クルド人はもともとトルコやシリア地域に昔から住んでいた民族で、もともとの領土が分割してあぶれてしまったというセリフがある。歴史的に見ても、国境線が常に変わってきたわけだ。難民申請が通らないのは、日本政府と親しい関係にあるトルコとの関係を尊重して、本国の情勢が厳しい時に難民として引き取るという難民ルールに矛盾するという理由のようだ。この映画を観ると、日本在留に超越した対応をして欲しいという気持ちになる。

⒊美貌の主人公
主人公のサーリャを演じた嵐莉菜超越した美貌の持ち主だ。誰しもがそう思うであろう。父親は中東系だが、ドイツも含めた5カ国の混血だという。

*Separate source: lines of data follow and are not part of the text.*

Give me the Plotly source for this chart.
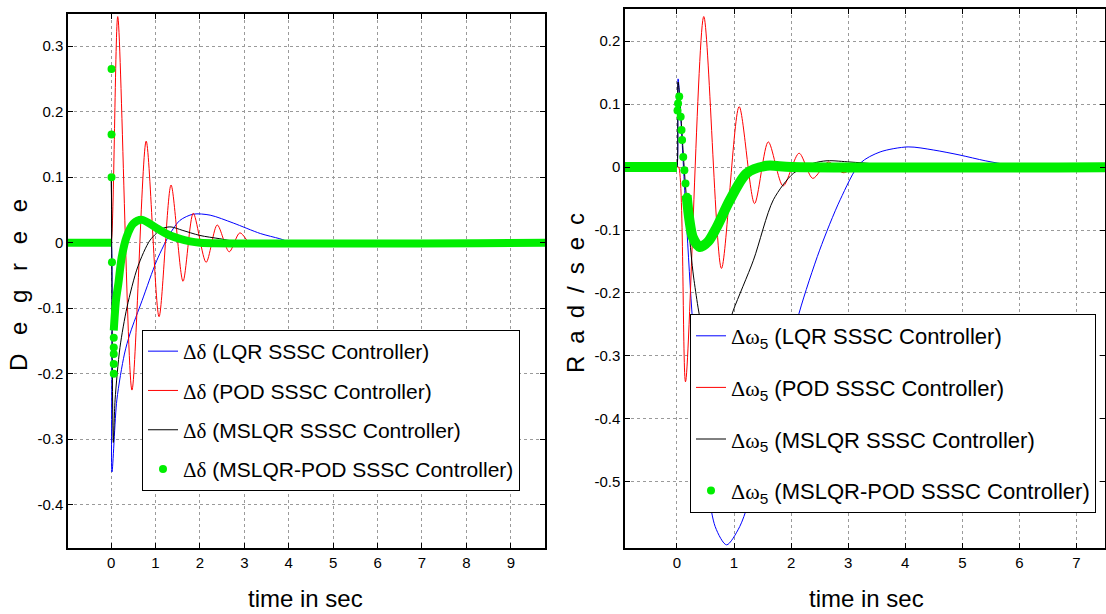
import plotly.graph_objects as go

# ---------------- Left panel: rotor angle deviation (Degree) ----------------
t_lqr_d = [-1, -0.5, -0.01, 0, 0.02, 0.13, 0.3, 0.43, 0.7, 1.03, 1.33, 1.55, 1.85, 2.23, 2.75, 3.36, 3.8, 4.1, 10]
v_lqr_d = [0, 0, 0, 0, -0.35, -0.24, -0.17, -0.138, -0.088, -0.027, 0.014, 0.034, 0.0435, 0.042, 0.03, 0.014, 0.006, 0, 0]

t_pod_d = [-1, -0.5, -0.01, 0, 0.15, 0.47, 0.79, 1.08, 1.35, 1.62, 1.85, 2.14, 2.39, 2.66, 2.9, 3.18, 3.4, 3.6, 10]
v_pod_d = [0, 0, 0, 0, 0.345, -0.225, 0.155, -0.113, 0.088, -0.059, 0.045, -0.03, 0.027, -0.014, 0.015, -0.005, 0.003, 0, 0]

t_mslqr_d = [-1, -0.5, -0.01, 0, 0.005, 0.05, 0.09, 0.2, 0.36, 0.6, 0.88, 1.17, 1.35, 1.6, 2.0, 2.45, 3.0, 10]
v_mslqr_d = [0, 0, 0, 0, 0.1, -0.305, -0.24, -0.16, -0.098, -0.037, 0.004, 0.022, 0.024, 0.019, 0.011, 0.006, 0, 0]

t_mp_d = [-1, 0, None, 0.06, 0.11, 0.165, 0.24, 0.35, 0.5, 0.69, 1.03, 1.33, 1.78, 2.0, 10]
v_mp_d = [0, 0, None, -0.134, -0.088, -0.062, -0.022, 0.009, 0.029, 0.035, 0.022, 0.011, 0.002, 0, 0]

t_mp_dots_d = [0.01, 0.01, 0.01, 0.02, 0.06, 0.06, 0.06, 0.06, 0.06]
v_mp_dots_d = [0.265, 0.165, 0.1, -0.03, -0.2, -0.185, -0.17, -0.16, -0.145]

# ---------------- Right panel: speed deviation (Rad/sec) ----------------
t_lqr_w = [-1, -0.5, -0.01, 0, 0.02, 0.15, 0.26, 0.45, 0.67, 0.87, 1.1, 1.4, 1.8, 2.14, 2.5, 2.86, 3.21, 3.56, 4.05, 4.5, 4.96, 5.4, 5.84, 6.2, 8]
v_lqr_w = [0, 0, 0, 0, 0.14, -0.06, -0.227, -0.44, -0.571, -0.6, -0.571, -0.49, -0.36, -0.232, -0.132, -0.052, 0.006, 0.024, 0.032, 0.027, 0.019, 0.01, 0.003, 0, 0]

t_pod_w = [-1, -0.5, -0.01, 0, 0.03, 0.15, 0.47, 0.78, 1.09, 1.36, 1.6, 1.86, 2.14, 2.38, 2.65, 2.91, 3.15, 8]
v_pod_w = [0, 0, 0, 0, 0, -0.341, 0.239, -0.161, 0.096, -0.058, 0.04, -0.03, 0.022, -0.018, 0.008, -0.009, 0, 0]

t_mslqr_w = [-1, -0.5, -0.01, 0, 0.02, 0.15, 0.3, 0.5, 0.7, 0.85, 0.99, 1.34, 1.69, 2.04, 2.39, 2.63, 3.03, 3.44, 3.8, 8]
v_mslqr_w = [0, 0, 0, 0, 0.135, -0.03, -0.18, -0.27, -0.285, -0.265, -0.227, -0.148, -0.052, -0.01, 0.006, 0.01, 0.008, 0.005, 0, 0]

t_mp_w = [-1, 0, None, 0.17, 0.22, 0.28, 0.4, 0.55, 0.7, 0.93, 1.22, 1.57, 2.0, 8]
v_mp_w = [0, 0, None, -0.045, -0.085, -0.112, -0.127, -0.118, -0.095, -0.052, -0.01, 0.002, 0, 0]

t_mp_dots_w = [0.01, 0.02, 0.04, 0.065, 0.08, 0.09, 0.11, 0.13, 0.15, 0.175]
v_mp_dots_w = [0.09, 0.101, 0.112, 0.08, 0.059, 0.043, 0.016, -0.005, -0.026, -0.047]

x_ticks_left = list(range(0, 10))
x_ticks_right = list(range(0, 8))
y_ticks_left = [-0.4, -0.3, -0.2, -0.1, 0, 0.1, 0.2, 0.3]
y_ticks_right = [-0.5, -0.4, -0.3, -0.2, -0.1, 0, 0.1, 0.2]
y_text_left = ["-0.4", "-0.3", "-0.2", "-0.1", "0", "0.1", "0.2", "0.3"]
y_text_right = ["-0.5", "-0.4", "-0.3", "-0.2", "-0.1", "0", "0.1", "0.2"]

SERIF = "'Liberation Serif', 'Times New Roman', serif"
SANS = "'Liberation Sans', Arial, sans-serif"
d_sym = f"<span style=\"font-family:{SERIF}\">Δδ</span>"
w_sym = f"<span style=\"font-family:{SERIF}\">Δω</span><sub>5</sub>"
names = ["(LQR SSSC Controller)", "(POD SSSC Controller)", "(MSLQR SSSC Controller)", "(MSLQR-POD SSSC Controller)"]

GREEN = "#00ee00"
fig = go.Figure()

def add_panel(xa, ya, leg, sym, series, mp_line, mp_dots, gw):
    colors = ["#0000ff", "#ff0000", "#000000"]
    for i, ((t, v), c, nm) in enumerate(zip(series, colors, names[:3])):
        fig.add_trace(go.Scatter(x=t, y=v, mode="lines", line=dict(color=c, width=1, shape="spline", smoothing=0.8),
                                 name=f"{sym} {nm}", xaxis=xa, yaxis=ya, legend=leg,
                                 legendgroup=f"{leg}{i}"))
    fig.add_trace(go.Scatter(x=mp_line[0], y=mp_line[1], mode="lines",
                             line=dict(color=GREEN, width=gw, shape="spline", smoothing=0.8),
                             showlegend=False, xaxis=xa, yaxis=ya, connectgaps=False))
    fig.add_trace(go.Scatter(x=mp_dots[0], y=mp_dots[1], mode="markers",
                             marker=dict(color=GREEN, size=8), name=f"{sym} {names[3]}",
                             xaxis=xa, yaxis=ya, legend=leg, legendgroup=f"{leg}3"))

add_panel("x", "y", "legend", d_sym,
          [(t_lqr_d, v_lqr_d), (t_pod_d, v_pod_d), (t_mslqr_d, v_mslqr_d)],
          (t_mp_d, v_mp_d), (t_mp_dots_d, v_mp_dots_d), 8)
add_panel("x2", "y2", "legend2", w_sym,
          [(t_lqr_w, v_lqr_w), (t_pod_w, v_pod_w), (t_mslqr_w, v_mslqr_w)],
          (t_mp_w, v_mp_w), (t_mp_dots_w, v_mp_dots_w), 10)

W, H = 1106, 614
axis_common = dict(showline=True, linecolor="black", linewidth=1.5, mirror="ticks", ticks="inside",
                   ticklen=5, tickcolor="black", showgrid=True, gridcolor="#9a9a9a", griddash="dot",
                   gridwidth=1, zeroline=False, automargin=False,
                   tickfont=dict(family=SANS, size=15, color="black"))

leg_common = dict(bgcolor="white", bordercolor="black", borderwidth=1,
                  xanchor="left", yanchor="top")

ylab_left = " \u2002".join("Degree")
ylab_right = "\u2002".join("Rad/sec")

fig.update_layout(
    width=W, height=H, margin=dict(l=0, r=0, t=0, b=0),
    paper_bgcolor="white", plot_bgcolor="white",
    xaxis=dict(domain=[68 / W, 545 / W], range=[-0.97, 9.77], tickvals=x_ticks_left, anchor="y", **axis_common),
    yaxis=dict(domain=[1 - 548 / H, 1 - 14 / H], range=[-0.466, 0.349], tickvals=y_ticks_left,
               ticktext=y_text_left, anchor="x", **axis_common),
    xaxis2=dict(domain=[625 / W, 1105 / W], range=[-0.91, 7.5], tickvals=x_ticks_right, anchor="y2", **axis_common),
    yaxis2=dict(domain=[1 - 548 / H, 1 - 9 / H], range=[-0.605, 0.251], tickvals=y_ticks_right,
                ticktext=y_text_right, anchor="x2", **axis_common),
    legend=dict(x=142 / W, y=1 - 330 / H, tracegroupgap=9,
                font=dict(family=SANS, size=21, color="black"), **leg_common),
    legend2=dict(x=690 / W, y=1 - 314 / H, tracegroupgap=20,
                 font=dict(family=SANS, size=22, color="black"), **leg_common),
    annotations=[
        dict(text="time in sec", x=305 / W, y=1 - 598 / H, xref="paper", yref="paper", showarrow=False,
             xanchor="center", yanchor="middle", font=dict(family=SANS, size=24, color="black")),
        dict(text="time in sec", x=866 / W, y=1 - 598 / H, xref="paper", yref="paper", showarrow=False,
             xanchor="center", yanchor="middle", font=dict(family=SANS, size=24, color="black")),
        dict(text=ylab_left, x=18 / W, y=1 - 285 / H, xref="paper", yref="paper", showarrow=False,
             xanchor="center", yanchor="middle", textangle=-90,
             font=dict(family=SANS, size=24, color="black")),
        dict(text=ylab_right, x=575 / W, y=1 - 293 / H, xref="paper", yref="paper", showarrow=False,
             xanchor="center", yanchor="middle", textangle=-90,
             font=dict(family=SANS, size=24, color="black")),
    ],
)

fig.write_html("out.html")
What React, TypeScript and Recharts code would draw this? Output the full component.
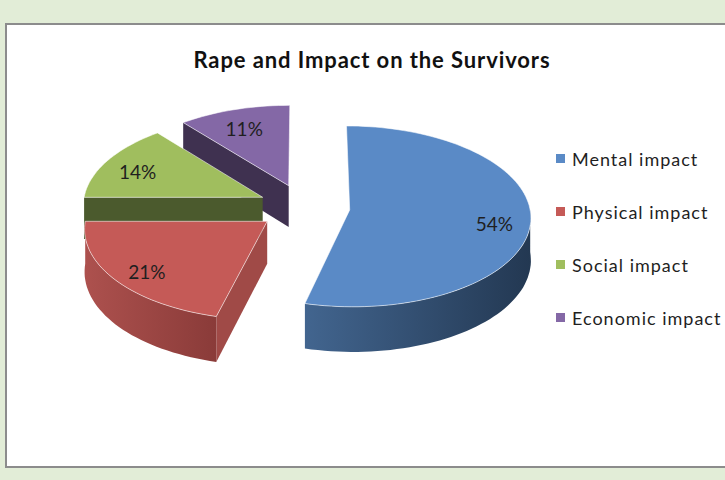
import { Legend, Pie, PieChart } from 'recharts'

// Excel-style exploded 3D pie. Recharts only gives flat sectors, so the pie
// computes the angles and the label renderers project each slice onto a tilted plane.
const categories = ['Mental impact', 'Physical impact', 'Social impact', 'Economic impact']
const shares = [54, 21, 14, 11]

const TOP_COLORS = ['#5A8AC6', '#C55A57', '#A0BE5E', '#8468A6']
const WALL_LIGHT = ['#42658F', '#AD514E', '#55663A', '#4A3A5E']
const WALL_DARK = ['#233852', '#8A3B39', '#44522A', '#3A2D4A']
const EDGE_COLORS = ['#2F4A6E', '#A04A47', '#4B5A2D', '#3F3150']

const data = categories.map((name, i) => ({ name, value: shares[i], idx: i }))
// same slices, walked the other way round, so the walls are painted back to front
const sideData = [...data].reverse()

const CX = 304
const CY = 207
const R = 180
const TILT = 0.5
const PERSP = 0.0004
const DEPTH = 42
const EXPLODE = 46
const RAD = Math.PI / 180
const FONT = "Lato, 'Open Sans', sans-serif"

type Pt = [number, number]

function project(cx: number, cy: number, x: number, y: number, z: number): Pt {
  const s = 1 + PERSP * y
  return [cx + x * s, cy + (y * TILT + z) * s]
}

function toPath(pts: Pt[]): string {
  return pts.map((p, i) => `${i ? 'L' : 'M'}${p[0].toFixed(1)},${p[1].toFixed(1)}`).join('') + 'Z'
}

function sliceIndex(props: any): number {
  if (props.payload && typeof props.payload.idx === 'number') return props.payload.idx
  if (typeof props.idx === 'number') return props.idx
  return props.index
}

function sliceGeometry(props: any) {
  const { cx, cy, outerRadius: r } = props
  const hi = Math.max(props.startAngle, props.endAngle)
  const lo = Math.min(props.startAngle, props.endAngle)
  const mid = ((hi + lo) / 2) * RAD
  const ox = EXPLODE * Math.cos(mid)
  const oy = -EXPLODE * Math.sin(mid)
  const onRim = (a: number, z: number) =>
    project(cx, cy, ox + r * Math.cos(a * RAD), oy - r * Math.sin(a * RAD), z)
  const arc = (from: number, to: number, z: number) => {
    const n = Math.max(2, Math.ceil(Math.abs(to - from) / 2))
    const pts: Pt[] = []
    for (let k = 0; k <= n; k++) pts.push(onRim(from + ((to - from) * k) / n, z))
    return pts
  }
  const center = (z: number) => project(cx, cy, ox, oy, z)
  return { hi, lo, r, ox, oy, mid, onRim, arc, center }
}

function renderSides(props: any) {
  const i = sliceIndex(props)
  const g = sliceGeometry(props)
  const walls = []
  // radial walls that face the viewer
  const radial = (a: number) => [g.center(0), g.onRim(a, 0), g.onRim(a, DEPTH), g.center(DEPTH)] as Pt[]
  if (Math.cos(g.hi * RAD) < -0.01) walls.push(<path key="w0" d={toPath(radial(g.hi))} fill={EDGE_COLORS[i]} />)
  if (Math.cos(g.lo * RAD) > 0.01) walls.push(<path key="w1" d={toPath(radial(g.lo))} fill={EDGE_COLORS[i]} />)
  // outer rim: only the front half of the turn
  for (const [fLo, fHi] of [
    [-180, 0],
    [180, 360],
  ]) {
    const top = Math.min(g.hi, fHi)
    const bottom = Math.max(g.lo, fLo)
    if (top > bottom) {
      const pts = [...g.arc(top, bottom, 0), ...g.arc(bottom, top, DEPTH)]
      walls.push(<path key={`rim${fLo}`} d={toPath(pts)} fill={`url(#rim-${i})`} />)
    }
  }
  return (
    <g key={`side-${i}`}>
      <defs>
        <linearGradient id={`rim-${i}`} x1="0" y1="0" x2="1" y2="0">
          <stop offset="0%" stopColor={WALL_LIGHT[i]} />
          <stop offset="100%" stopColor={WALL_DARK[i]} />
        </linearGradient>
      </defs>
      {walls}
    </g>
  )
}

function renderTop(props: any) {
  const i = sliceIndex(props)
  const g = sliceGeometry(props)
  const face = [g.center(0), ...g.arc(g.hi, g.lo, 0)]
  const f = 0.8 * g.r
  const [lx, ly] = project(
    props.cx,
    props.cy,
    g.ox + f * Math.cos(g.mid),
    g.oy - f * Math.sin(g.mid),
    0,
  )
  return (
    <g key={`top-${i}`}>
      <path d={toPath(face)} fill={TOP_COLORS[i]} stroke="rgba(255,255,255,0.55)" strokeWidth={1} />
      <text
        x={lx}
        y={ly + 4}
        textAnchor="middle"
        dominantBaseline="central"
        fontFamily={FONT}
        fontSize={19}
        fill="#1f1f1f"
      >
        {`${shares[i]}%`}
      </text>
    </g>
  )
}

function renderLegend() {
  return (
    <div style={{ fontFamily: FONT, fontSize: 18, letterSpacing: 1, color: '#1f1f1f' }}>
      {categories.map((name, i) => (
        <div key={name} style={{ display: 'flex', alignItems: 'center', height: 53 }}>
          <span
            style={{ display: 'inline-block', width: 9, height: 9, background: TOP_COLORS[i], marginRight: 7 }}
          />
          <span style={{ whiteSpace: 'nowrap' }}>{name}</span>
        </div>
      ))}
    </div>
  )
}

export default function App() {
  return (
    <div
      style={{
        position: 'absolute',
        left: 0,
        top: 0,
        width: 725,
        height: 480,
        background: '#E2EDD7',
        overflow: 'hidden',
      }}
    >
      <div
        style={{
          position: 'absolute',
          left: 5,
          top: 23,
          width: 760,
          height: 441,
          background: '#fff',
          border: '2px solid #8C8C8C',
        }}
      />
      <div
        style={{
          position: 'absolute',
          left: 122,
          top: 46,
          width: 500,
          textAlign: 'center',
          fontFamily: FONT,
          fontWeight: 700,
          fontSize: 22,
          letterSpacing: 0.9,
          color: '#111',
        }}
      >
        Rape and Impact on the Survivors
      </div>
      <div style={{ position: 'absolute', left: 0, top: 0 }}>
        <PieChart width={725} height={480} margin={{ top: 0, right: 0, bottom: 0, left: 0 }}>
          <Pie
            data={sideData}
            dataKey="value"
            nameKey="name"
            cx={CX}
            cy={CY}
            outerRadius={R}
            startAngle={90}
            endAngle={450}
            fill="transparent"
            stroke="none"
            label={renderSides}
            labelLine={false}
            legendType="none"
            isAnimationActive={false}
          />
          <Pie
            data={data}
            dataKey="value"
            nameKey="name"
            cx={CX}
            cy={CY}
            outerRadius={R}
            startAngle={90}
            endAngle={-270}
            fill="transparent"
            stroke="none"
            label={renderTop}
            labelLine={false}
            isAnimationActive={false}
          />
          <Legend
            layout="vertical"
            align="right"
            verticalAlign="middle"
            content={renderLegend}
            wrapperStyle={{ left: 556, top: 132, width: 170 }}
          />
        </PieChart>
      </div>
    </div>
  )
}
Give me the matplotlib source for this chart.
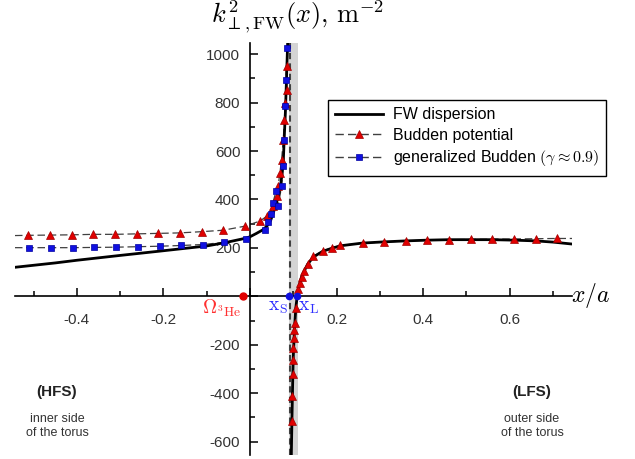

キューポラのある街で、吉永小百合が友人に誘われて、夜の街を彷徨い不良に睡眠薬を飲まされて危ういシーンがある。この映画で似たようなシーンがある。友人に誘われ「パパ活」でカラオケに行って小遣いをもらったのに味をしめたサーリャが、賃料滞納で家主から催促を受けたので、一人でパパ活をやって賃料の足しにしようとするシーンがある。これも一瞬危ない

友人に「サーリャくらいかわいかったら、パパ活でもっと稼げるよ」と言われてやったわけだ。確かにそのとおり可愛い。それにしても、脚本は60年前の作品をうまく現代風にアレンジしたものと想像する。嵐莉奈もきっと数十年後に大物女優になるかもしれない。

今回の父親、妹、弟がなんと実の家族だという。妙に息が合っているのはそういうことなのか。ちょっと古いがTV「チャコちゃん」四方晴美の実の両親新派の名優安井昌二小田切みきがコンビを組んだ時を思い出す。


⒋川和田監督と名優ぞろいの脇役たち
エンディングロールのクレジットに是枝裕和や西川美和という現代邦画を引っ張る映画人の名前がある。日英の混血だという川和田恵真監督は著名映画人の下働きで腕を磨いてきたようだ。

大物映画人が関わっていることからか、脇役に名優が揃う。
難民の支援者である先生役に、数多くお父さん役を演じた平泉成、サーリャの家族が住む賃貸住宅の大家役に、昭和のTVドラマで気の弱い若者役を演じた小倉一郎、おせっかいなコンビニ店長役が藤井隆、コンビニ店で知り合った恋人聡太の母親に池脇千鶴が加わる。おそらくこの題材に関心を持ったのであろう。

驚いたのは池脇千鶴だ。稲垣吾郎主演の「半世界」で見てからちょっと太ったのかな?クスリを飲んでいるかのように顔が病的にむくんでいて一瞬わからなかった。異様に感じた。